# [Records with drawing code]
_____

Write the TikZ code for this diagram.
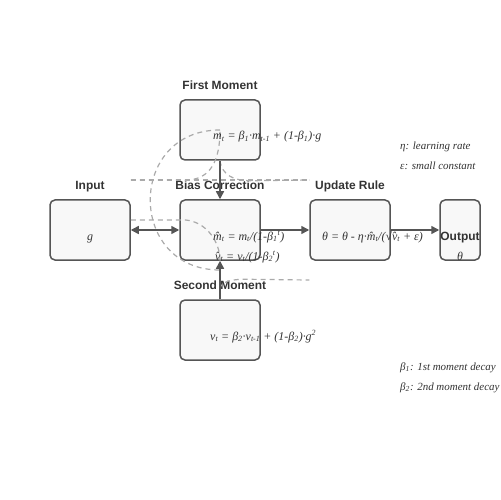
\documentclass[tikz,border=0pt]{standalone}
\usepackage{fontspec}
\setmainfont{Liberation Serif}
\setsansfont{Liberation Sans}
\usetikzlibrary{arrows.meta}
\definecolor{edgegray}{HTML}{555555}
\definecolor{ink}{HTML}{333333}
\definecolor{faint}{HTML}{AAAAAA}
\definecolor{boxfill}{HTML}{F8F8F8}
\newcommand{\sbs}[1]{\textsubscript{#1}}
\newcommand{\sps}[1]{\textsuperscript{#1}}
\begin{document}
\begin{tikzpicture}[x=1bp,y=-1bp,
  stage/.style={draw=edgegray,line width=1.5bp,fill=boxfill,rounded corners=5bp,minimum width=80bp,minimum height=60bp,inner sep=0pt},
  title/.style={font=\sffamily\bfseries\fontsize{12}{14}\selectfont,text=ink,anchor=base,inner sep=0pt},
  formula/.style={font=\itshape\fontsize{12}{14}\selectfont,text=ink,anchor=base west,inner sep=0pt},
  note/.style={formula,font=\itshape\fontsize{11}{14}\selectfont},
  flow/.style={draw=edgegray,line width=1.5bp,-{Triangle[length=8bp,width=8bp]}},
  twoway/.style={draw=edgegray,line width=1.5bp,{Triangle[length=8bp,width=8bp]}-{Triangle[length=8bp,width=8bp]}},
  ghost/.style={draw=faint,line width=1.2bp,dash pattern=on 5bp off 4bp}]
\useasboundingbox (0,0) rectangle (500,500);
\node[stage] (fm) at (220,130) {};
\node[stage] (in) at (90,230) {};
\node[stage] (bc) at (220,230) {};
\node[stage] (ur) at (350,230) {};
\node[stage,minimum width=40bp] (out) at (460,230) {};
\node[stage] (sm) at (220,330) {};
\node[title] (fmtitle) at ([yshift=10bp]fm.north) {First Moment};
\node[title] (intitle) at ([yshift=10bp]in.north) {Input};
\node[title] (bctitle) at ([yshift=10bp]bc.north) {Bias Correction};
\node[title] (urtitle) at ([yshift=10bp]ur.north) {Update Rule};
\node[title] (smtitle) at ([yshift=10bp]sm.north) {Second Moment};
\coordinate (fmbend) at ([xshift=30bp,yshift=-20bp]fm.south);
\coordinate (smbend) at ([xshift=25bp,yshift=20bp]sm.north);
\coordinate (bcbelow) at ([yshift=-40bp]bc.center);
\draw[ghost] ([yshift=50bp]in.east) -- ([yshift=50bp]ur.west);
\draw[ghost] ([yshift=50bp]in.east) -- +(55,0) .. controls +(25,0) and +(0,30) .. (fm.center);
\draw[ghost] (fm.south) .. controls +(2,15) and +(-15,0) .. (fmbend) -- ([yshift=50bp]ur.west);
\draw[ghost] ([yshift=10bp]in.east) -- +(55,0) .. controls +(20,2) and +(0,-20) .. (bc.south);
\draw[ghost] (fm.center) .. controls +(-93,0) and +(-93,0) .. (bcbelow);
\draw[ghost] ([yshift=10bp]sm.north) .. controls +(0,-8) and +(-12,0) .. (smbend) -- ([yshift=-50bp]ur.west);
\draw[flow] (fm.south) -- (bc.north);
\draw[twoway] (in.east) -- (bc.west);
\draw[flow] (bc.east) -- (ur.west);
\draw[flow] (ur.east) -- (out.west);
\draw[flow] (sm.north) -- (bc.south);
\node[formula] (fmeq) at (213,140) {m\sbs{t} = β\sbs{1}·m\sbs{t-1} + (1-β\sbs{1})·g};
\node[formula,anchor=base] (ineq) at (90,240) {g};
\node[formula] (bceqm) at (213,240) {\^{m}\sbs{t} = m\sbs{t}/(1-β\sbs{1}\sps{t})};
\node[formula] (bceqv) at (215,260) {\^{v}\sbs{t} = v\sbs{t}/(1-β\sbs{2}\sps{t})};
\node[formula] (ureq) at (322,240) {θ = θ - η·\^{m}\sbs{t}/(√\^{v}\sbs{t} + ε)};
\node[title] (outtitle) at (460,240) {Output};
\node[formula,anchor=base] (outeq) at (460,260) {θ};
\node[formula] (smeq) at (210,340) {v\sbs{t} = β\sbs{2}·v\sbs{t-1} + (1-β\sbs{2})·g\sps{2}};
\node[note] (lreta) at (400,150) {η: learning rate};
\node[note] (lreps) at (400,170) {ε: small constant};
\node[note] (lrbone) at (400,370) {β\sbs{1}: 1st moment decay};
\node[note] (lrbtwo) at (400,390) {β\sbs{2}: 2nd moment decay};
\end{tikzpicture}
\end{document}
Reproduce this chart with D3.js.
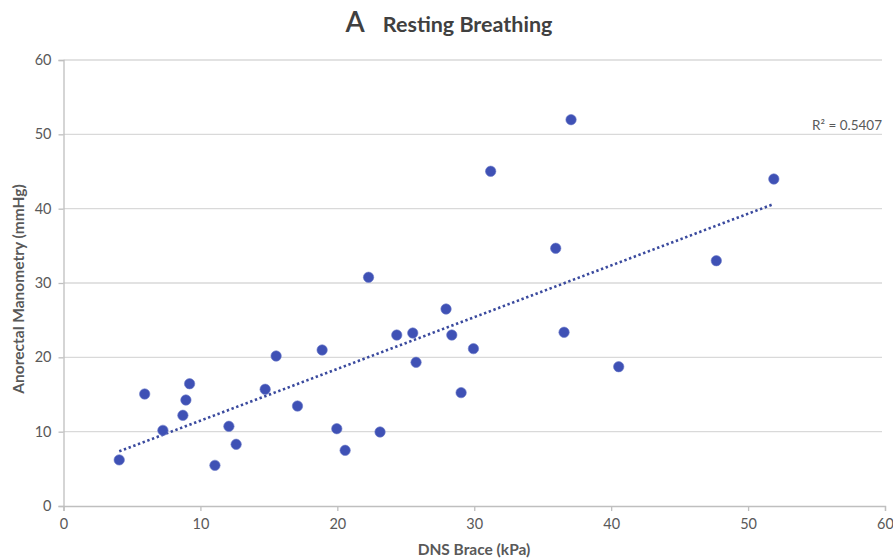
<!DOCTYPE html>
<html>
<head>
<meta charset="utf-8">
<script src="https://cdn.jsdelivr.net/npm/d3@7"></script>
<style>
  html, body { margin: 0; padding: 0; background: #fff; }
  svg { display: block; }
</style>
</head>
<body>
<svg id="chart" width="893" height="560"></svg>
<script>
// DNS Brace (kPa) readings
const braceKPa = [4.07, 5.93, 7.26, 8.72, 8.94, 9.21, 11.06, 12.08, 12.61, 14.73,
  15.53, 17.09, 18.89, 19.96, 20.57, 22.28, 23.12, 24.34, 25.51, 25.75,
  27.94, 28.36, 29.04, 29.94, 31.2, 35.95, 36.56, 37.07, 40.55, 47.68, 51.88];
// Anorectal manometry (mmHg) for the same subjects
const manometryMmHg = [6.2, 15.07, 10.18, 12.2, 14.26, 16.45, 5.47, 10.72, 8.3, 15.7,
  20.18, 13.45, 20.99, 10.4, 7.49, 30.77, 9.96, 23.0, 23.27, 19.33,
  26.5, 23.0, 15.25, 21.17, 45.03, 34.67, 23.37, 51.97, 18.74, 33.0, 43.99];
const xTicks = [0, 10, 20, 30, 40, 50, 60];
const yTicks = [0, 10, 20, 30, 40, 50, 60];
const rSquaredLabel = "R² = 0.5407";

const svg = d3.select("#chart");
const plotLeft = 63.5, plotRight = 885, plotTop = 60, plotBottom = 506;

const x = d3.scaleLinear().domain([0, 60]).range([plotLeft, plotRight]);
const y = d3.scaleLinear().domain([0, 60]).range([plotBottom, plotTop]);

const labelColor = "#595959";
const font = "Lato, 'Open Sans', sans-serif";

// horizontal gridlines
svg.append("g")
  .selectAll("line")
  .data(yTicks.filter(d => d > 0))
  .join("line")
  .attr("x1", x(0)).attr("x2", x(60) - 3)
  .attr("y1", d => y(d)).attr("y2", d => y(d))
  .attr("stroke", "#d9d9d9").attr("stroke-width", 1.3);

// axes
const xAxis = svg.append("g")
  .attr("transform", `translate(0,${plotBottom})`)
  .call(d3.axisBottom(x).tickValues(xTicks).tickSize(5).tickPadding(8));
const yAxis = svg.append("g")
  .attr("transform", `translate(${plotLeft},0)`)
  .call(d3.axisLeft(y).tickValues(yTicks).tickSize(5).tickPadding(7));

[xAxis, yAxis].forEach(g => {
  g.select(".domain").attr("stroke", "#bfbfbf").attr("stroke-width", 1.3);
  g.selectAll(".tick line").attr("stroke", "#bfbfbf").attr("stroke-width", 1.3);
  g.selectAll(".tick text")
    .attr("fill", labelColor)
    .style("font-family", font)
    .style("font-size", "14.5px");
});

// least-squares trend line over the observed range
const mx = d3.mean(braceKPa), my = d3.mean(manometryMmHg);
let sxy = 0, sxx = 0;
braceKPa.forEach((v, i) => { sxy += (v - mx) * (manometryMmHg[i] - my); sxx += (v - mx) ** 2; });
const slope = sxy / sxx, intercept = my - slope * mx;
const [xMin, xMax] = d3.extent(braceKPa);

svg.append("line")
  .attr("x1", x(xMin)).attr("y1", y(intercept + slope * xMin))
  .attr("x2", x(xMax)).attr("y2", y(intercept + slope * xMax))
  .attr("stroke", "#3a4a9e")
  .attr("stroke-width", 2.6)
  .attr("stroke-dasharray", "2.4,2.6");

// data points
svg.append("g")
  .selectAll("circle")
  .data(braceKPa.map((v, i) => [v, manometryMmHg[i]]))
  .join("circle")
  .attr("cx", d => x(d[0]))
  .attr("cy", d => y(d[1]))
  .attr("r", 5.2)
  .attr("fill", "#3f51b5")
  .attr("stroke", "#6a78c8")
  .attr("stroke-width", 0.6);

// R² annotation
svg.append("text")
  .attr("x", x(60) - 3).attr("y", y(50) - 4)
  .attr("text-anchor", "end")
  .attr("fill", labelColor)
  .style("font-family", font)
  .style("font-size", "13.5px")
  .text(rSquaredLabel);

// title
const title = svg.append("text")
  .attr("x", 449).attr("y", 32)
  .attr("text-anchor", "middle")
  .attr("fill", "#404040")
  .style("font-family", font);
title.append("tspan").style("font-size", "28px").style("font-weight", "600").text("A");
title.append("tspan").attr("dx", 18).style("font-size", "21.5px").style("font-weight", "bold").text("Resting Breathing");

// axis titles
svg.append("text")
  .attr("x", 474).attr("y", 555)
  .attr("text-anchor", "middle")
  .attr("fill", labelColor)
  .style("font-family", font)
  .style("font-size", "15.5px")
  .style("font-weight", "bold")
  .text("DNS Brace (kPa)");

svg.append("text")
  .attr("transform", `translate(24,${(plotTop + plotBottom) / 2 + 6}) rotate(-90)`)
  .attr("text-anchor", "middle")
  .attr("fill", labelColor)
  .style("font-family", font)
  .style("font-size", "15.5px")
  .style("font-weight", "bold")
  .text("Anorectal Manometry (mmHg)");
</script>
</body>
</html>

_____

# [EXERCISE GOAL]
Reply with nothing except the number of lines in the listing above that include "this".

# [THE RESPONSE]
2